## Start Data listing

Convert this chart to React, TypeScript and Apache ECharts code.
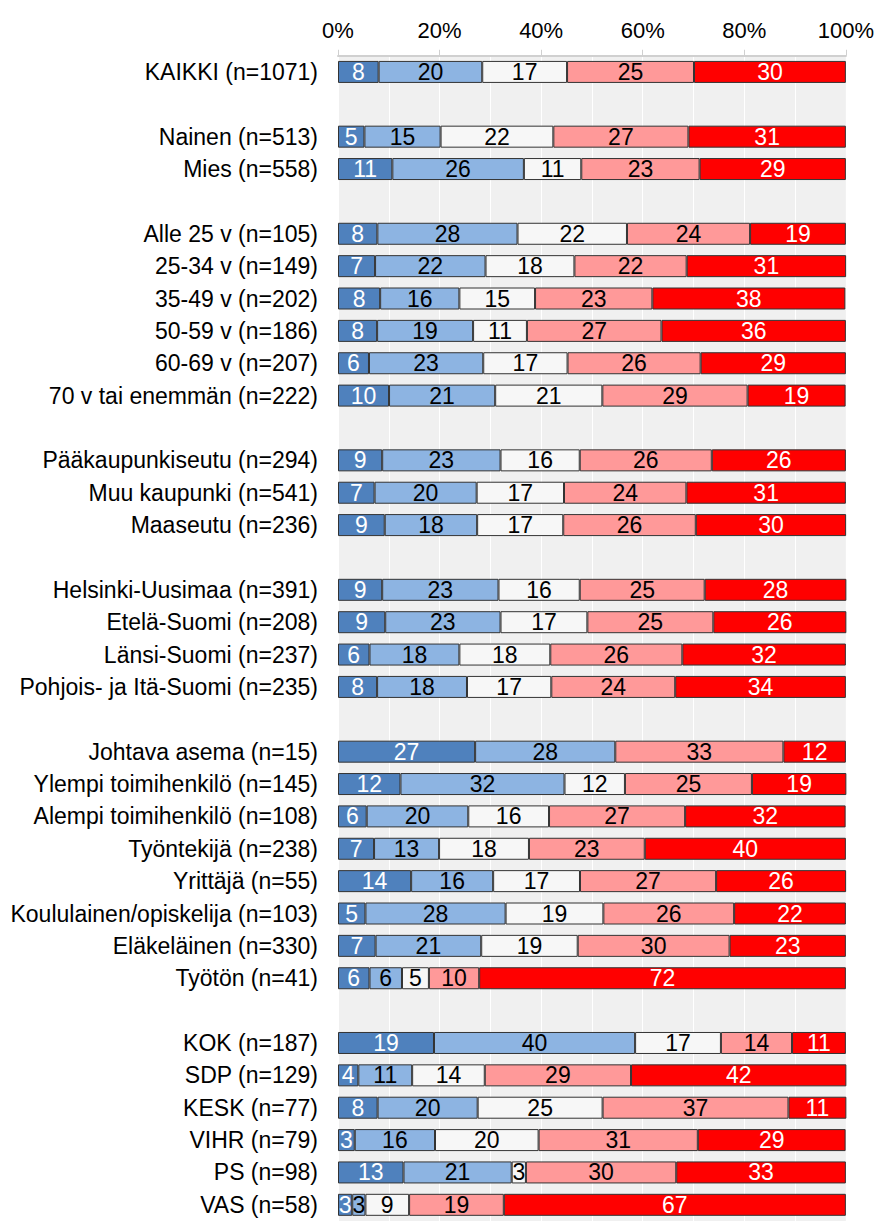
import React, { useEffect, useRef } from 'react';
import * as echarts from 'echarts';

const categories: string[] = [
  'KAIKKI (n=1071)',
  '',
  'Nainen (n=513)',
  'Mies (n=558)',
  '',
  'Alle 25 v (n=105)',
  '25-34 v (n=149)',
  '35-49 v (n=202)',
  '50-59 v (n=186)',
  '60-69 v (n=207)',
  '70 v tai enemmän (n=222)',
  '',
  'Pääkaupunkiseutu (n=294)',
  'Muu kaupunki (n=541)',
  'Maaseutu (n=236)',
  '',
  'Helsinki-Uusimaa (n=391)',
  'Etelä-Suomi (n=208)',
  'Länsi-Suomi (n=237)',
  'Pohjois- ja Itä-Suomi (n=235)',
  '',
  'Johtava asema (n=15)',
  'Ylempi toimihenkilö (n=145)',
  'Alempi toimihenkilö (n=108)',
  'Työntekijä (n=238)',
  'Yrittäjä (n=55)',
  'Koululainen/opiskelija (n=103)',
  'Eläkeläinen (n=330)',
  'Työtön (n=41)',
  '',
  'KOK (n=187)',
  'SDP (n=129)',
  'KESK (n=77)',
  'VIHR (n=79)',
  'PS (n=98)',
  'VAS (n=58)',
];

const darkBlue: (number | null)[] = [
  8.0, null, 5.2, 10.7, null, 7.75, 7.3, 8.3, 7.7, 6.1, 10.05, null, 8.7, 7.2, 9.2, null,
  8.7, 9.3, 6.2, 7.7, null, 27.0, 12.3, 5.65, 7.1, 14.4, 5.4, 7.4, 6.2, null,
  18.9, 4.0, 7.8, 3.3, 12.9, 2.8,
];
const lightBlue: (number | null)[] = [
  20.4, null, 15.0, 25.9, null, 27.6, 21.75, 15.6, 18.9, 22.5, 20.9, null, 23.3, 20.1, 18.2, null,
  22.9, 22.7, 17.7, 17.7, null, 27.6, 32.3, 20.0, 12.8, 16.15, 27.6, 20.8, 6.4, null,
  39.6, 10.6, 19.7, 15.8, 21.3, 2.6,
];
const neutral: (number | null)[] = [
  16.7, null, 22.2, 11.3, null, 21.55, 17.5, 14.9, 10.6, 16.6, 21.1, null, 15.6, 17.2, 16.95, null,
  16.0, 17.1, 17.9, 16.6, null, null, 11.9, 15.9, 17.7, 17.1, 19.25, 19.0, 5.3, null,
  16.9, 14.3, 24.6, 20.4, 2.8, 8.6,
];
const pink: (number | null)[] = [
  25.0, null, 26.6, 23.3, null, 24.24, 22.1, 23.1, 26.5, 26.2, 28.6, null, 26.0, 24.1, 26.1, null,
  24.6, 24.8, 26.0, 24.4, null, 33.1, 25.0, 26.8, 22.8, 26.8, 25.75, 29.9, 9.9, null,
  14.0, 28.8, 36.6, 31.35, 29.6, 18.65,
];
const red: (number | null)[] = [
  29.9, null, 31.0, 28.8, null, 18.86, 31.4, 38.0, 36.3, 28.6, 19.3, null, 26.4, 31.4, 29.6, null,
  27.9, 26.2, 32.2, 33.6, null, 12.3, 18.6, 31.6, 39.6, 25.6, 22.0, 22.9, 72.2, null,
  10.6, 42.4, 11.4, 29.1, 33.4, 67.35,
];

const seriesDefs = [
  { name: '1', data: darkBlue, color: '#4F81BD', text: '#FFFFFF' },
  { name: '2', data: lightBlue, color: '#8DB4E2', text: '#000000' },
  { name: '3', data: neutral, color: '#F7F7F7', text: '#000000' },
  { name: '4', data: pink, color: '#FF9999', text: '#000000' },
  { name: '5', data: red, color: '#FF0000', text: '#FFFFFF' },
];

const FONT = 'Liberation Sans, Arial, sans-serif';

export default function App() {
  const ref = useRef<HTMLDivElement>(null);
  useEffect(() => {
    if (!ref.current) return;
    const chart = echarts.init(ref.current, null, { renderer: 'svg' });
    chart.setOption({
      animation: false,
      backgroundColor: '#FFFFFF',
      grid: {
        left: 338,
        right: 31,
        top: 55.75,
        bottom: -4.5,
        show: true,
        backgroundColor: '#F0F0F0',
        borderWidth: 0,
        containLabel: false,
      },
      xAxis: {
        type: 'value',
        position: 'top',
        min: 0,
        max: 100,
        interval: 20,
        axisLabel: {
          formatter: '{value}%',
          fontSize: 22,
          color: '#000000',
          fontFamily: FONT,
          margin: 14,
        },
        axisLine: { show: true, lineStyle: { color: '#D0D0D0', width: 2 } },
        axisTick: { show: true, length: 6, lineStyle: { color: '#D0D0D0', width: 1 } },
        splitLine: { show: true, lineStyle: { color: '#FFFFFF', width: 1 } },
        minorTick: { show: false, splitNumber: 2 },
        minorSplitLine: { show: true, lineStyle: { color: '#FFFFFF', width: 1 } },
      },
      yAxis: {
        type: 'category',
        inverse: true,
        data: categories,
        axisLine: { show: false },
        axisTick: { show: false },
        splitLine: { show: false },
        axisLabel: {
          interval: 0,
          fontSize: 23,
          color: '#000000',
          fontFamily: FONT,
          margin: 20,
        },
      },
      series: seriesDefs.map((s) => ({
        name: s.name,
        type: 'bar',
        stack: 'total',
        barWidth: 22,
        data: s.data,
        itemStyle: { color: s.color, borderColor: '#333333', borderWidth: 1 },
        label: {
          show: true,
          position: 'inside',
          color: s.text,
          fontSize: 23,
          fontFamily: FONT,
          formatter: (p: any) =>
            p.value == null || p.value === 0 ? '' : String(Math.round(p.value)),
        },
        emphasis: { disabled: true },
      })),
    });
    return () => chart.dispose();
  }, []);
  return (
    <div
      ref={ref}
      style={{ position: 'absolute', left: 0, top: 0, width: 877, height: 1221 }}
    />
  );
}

## End Data listing
## Start Data listing

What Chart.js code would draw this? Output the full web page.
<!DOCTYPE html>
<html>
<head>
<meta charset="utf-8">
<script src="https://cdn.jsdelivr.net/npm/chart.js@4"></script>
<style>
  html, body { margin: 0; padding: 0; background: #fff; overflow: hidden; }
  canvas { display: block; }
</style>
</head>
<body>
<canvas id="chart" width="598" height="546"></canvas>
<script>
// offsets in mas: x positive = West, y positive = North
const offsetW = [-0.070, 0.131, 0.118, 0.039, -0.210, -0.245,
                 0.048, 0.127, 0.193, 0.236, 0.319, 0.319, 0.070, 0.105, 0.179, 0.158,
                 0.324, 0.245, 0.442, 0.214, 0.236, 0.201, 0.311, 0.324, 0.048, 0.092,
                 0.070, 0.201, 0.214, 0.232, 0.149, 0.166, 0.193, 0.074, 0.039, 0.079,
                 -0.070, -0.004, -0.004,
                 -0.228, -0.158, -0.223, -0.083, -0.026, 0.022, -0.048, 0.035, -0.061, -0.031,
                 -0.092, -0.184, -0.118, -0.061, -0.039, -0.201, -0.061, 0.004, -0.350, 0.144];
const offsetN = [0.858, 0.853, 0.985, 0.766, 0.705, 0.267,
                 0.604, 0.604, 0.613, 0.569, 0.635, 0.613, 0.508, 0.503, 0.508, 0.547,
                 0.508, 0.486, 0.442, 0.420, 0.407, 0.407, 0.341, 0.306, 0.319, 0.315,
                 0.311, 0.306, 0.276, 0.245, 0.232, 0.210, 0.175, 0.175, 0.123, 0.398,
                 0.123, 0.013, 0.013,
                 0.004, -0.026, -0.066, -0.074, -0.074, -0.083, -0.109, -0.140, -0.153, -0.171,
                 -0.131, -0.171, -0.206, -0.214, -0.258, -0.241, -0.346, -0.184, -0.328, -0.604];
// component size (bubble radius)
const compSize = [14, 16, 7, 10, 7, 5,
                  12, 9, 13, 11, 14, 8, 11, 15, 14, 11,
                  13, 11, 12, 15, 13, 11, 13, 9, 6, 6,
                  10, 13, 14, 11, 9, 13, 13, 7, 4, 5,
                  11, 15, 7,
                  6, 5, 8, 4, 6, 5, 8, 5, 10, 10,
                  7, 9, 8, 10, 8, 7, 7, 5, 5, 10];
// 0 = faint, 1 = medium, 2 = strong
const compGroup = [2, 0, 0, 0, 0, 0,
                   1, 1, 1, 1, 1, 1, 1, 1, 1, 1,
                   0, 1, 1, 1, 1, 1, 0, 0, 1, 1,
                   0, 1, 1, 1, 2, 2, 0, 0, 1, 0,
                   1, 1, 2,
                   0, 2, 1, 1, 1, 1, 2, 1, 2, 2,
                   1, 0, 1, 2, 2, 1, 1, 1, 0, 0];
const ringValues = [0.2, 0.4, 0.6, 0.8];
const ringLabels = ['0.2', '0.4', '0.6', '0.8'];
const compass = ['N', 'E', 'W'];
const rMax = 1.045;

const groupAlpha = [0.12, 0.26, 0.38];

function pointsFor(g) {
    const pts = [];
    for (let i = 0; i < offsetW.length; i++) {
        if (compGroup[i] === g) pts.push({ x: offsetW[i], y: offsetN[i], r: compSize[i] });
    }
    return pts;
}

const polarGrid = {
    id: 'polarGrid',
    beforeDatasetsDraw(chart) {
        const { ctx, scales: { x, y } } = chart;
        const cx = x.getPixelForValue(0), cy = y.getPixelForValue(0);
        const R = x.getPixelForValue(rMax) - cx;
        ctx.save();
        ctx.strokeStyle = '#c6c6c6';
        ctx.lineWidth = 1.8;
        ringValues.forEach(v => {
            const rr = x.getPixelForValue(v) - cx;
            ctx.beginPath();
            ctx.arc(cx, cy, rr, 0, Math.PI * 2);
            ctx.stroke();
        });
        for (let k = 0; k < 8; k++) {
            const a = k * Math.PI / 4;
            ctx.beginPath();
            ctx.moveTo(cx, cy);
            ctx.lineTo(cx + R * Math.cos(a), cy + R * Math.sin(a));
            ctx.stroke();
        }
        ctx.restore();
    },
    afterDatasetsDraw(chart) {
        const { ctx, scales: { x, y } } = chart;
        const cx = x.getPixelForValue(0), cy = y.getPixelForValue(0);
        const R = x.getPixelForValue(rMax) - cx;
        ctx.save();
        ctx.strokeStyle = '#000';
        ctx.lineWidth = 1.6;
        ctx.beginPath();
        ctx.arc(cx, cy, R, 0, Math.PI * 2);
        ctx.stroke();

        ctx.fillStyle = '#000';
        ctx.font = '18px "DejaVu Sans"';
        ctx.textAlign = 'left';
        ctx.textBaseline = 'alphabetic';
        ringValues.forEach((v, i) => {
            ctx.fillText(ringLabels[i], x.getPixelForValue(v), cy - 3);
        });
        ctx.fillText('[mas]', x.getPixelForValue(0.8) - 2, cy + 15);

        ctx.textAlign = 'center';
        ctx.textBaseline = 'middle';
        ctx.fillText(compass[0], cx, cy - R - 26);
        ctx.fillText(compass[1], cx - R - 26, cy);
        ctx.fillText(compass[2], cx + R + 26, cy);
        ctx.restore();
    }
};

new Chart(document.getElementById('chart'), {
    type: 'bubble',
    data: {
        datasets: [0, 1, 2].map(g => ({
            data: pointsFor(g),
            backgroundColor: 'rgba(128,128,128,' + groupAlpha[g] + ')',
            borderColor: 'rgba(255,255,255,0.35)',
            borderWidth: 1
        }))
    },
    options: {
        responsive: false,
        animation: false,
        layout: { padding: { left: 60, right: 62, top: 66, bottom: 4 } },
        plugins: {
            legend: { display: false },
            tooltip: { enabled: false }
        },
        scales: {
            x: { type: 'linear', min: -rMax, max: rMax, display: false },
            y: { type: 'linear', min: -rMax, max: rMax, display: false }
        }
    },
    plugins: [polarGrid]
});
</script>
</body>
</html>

## End Data listing

» **Required work**
Copy the lines above exactly, starting at the one with "Convert this chart" and ending at the one with "import * as echarts from 'echarts';", both included. Leave out any pictures and add nothing else.

» **Finished task**
Convert this chart to React, TypeScript and Apache ECharts code.
import React, { useEffect, useRef } from 'react';
import * as echarts from 'echarts';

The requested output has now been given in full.